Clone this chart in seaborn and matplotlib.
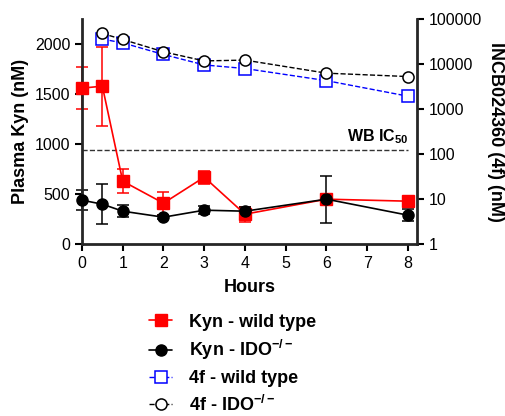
import numpy as np
import pandas as pd
import seaborn as sns
import matplotlib.pyplot as plt
from matplotlib.ticker import FixedLocator, NullLocator

hours = [0, 0.5, 1, 2, 3, 4, 6, 8]
kyn_wt = [1560, 1580, 630, 410, 670, 300, 450, 430]
kyn_wt_err = [210, 395, 120, 115, 65, 75, 20, 15]
kyn_ido = [440, 400, 330, 270, 340, 330, 450, 290]
kyn_ido_err = [100, 200, 60, 20, 40, 40, 235, 60]

hours_4f = [0.5, 1, 2, 3, 4, 6, 8]
f4_wt = [36000, 29700, 16400, 9600, 8000, 4300, 1940]
f4_ido = [48000, 35300, 18800, 11800, 12300, 6300, 5300]

wb_ic50 = 940  # on the left (Kyn) axis scale

sns.set_theme(style="ticks")
plt.rcParams["font.family"] = ["Liberation Sans", "DejaVu Sans"]
plt.rcParams["text.color"] = "black"
plt.rcParams["axes.labelcolor"] = "black"
plt.rcParams["mathtext.fontset"] = "custom"
plt.rcParams["mathtext.rm"] = "Liberation Sans"
plt.rcParams["mathtext.bf"] = "Liberation Sans:bold"

fig = plt.figure(figsize=(5.06, 4.16), dpi=100)
ax = fig.add_axes([0.162, 0.413, 0.662, 0.541])
ax2 = ax.twinx()

# Kyn on the left axis
for y, e, c in [(kyn_wt, kyn_wt_err, "red"), (kyn_ido, kyn_ido_err, "black")]:
    eb = ax.errorbar(hours, y, yerr=e, fmt="none", ecolor=c, elinewidth=1.1, capsize=4, capthick=1.1, zorder=2)
    for art in eb.lines[1] + eb.lines[2]:
        art.set_clip_on(False)
sns.lineplot(x=hours, y=kyn_wt, ax=ax, color="red", lw=1.2, marker="s", markersize=8,
             markeredgecolor="red", markeredgewidth=1, label="Kyn - wild type", legend=False,
             zorder=3, clip_on=False)
sns.lineplot(x=hours, y=kyn_ido, ax=ax, color="black", lw=1.2, marker="o", markersize=8,
             markeredgecolor="black", markeredgewidth=1, label=r"Kyn - IDO$^{\mathbf{-/-}}$", legend=False,
             zorder=3, clip_on=False)

ax.plot([0, 8], [wb_ic50, wb_ic50], ls="--", color="#333333", lw=1)
ax.text(8, wb_ic50 + 40, r"WB IC$_{\mathbf{50}}$", ha="right", va="bottom", fontsize=11.5, fontweight="bold")

# 4f on the right (log) axis
sns.lineplot(x=hours_4f, y=f4_wt, ax=ax2, color="blue", lw=1, ls="--", marker="s", markersize=8,
             markerfacecolor="white", markeredgecolor="blue", markeredgewidth=1.1,
             label="4f - wild type", legend=False, clip_on=False)
sns.lineplot(x=hours_4f, y=f4_ido, ax=ax2, color="black", lw=1, ls="--", marker="o", markersize=8,
             markerfacecolor="white", markeredgecolor="black", markeredgewidth=1.1,
             label=r"4f - IDO$^{\mathbf{-/-}}$", legend=False, clip_on=False)

ax.set_xlim(0, 8.22)
ax.set_ylim(0, 2250)
ax.set_xticks(range(0, 9))
ax.set_yticks([0, 500, 1000, 1500, 2000])
ax2.set_yscale("log")
ax2.set_ylim(1, 100000)
ax2.yaxis.set_major_locator(FixedLocator([1, 10, 100, 1000, 10000, 100000]))
ax2.yaxis.set_minor_locator(NullLocator())
ax2.set_yticklabels(["1", "10", "100", "1000", "10000", "100000"])

for a in (ax, ax2):
    a.spines["top"].set_visible(False)
    for s in ("left", "right", "bottom"):
        a.spines[s].set_linewidth(2)
    a.tick_params(width=1.5, length=5, labelsize=11.5, color="black", labelcolor="black")
ax.spines["right"].set_visible(False)
ax2.spines["left"].set_visible(False)
ax2.spines["bottom"].set_visible(False)

ax.set_xlabel("Hours", fontsize=13, fontweight="bold", labelpad=6)
ax.set_ylabel("Plasma Kyn (nM)", fontsize=13, fontweight="bold", labelpad=4)
ax2.set_ylabel("INCB024360 (4f) (nM)", fontsize=13, fontweight="bold", rotation=270, labelpad=16)

h1, l1 = ax.get_legend_handles_labels()
h2, l2 = ax2.get_legend_handles_labels()
leg = fig.legend(h1 + h2, l1 + l2, loc="upper left", bbox_to_anchor=(0.262, 0.285),
                 frameon=False, handlelength=1.3, labelspacing=0.42, handletextpad=0.9,
                 prop={"weight": "bold", "size": 13})

fig.savefig("out.png", dpi=100)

----------------

- _The request_
Copy each line that holds the word "matplotlib".

- _Task solution_
Clone this chart in seaborn and matplotlib.
import matplotlib.pyplot as plt
from matplotlib.ticker import FixedLocator, NullLocator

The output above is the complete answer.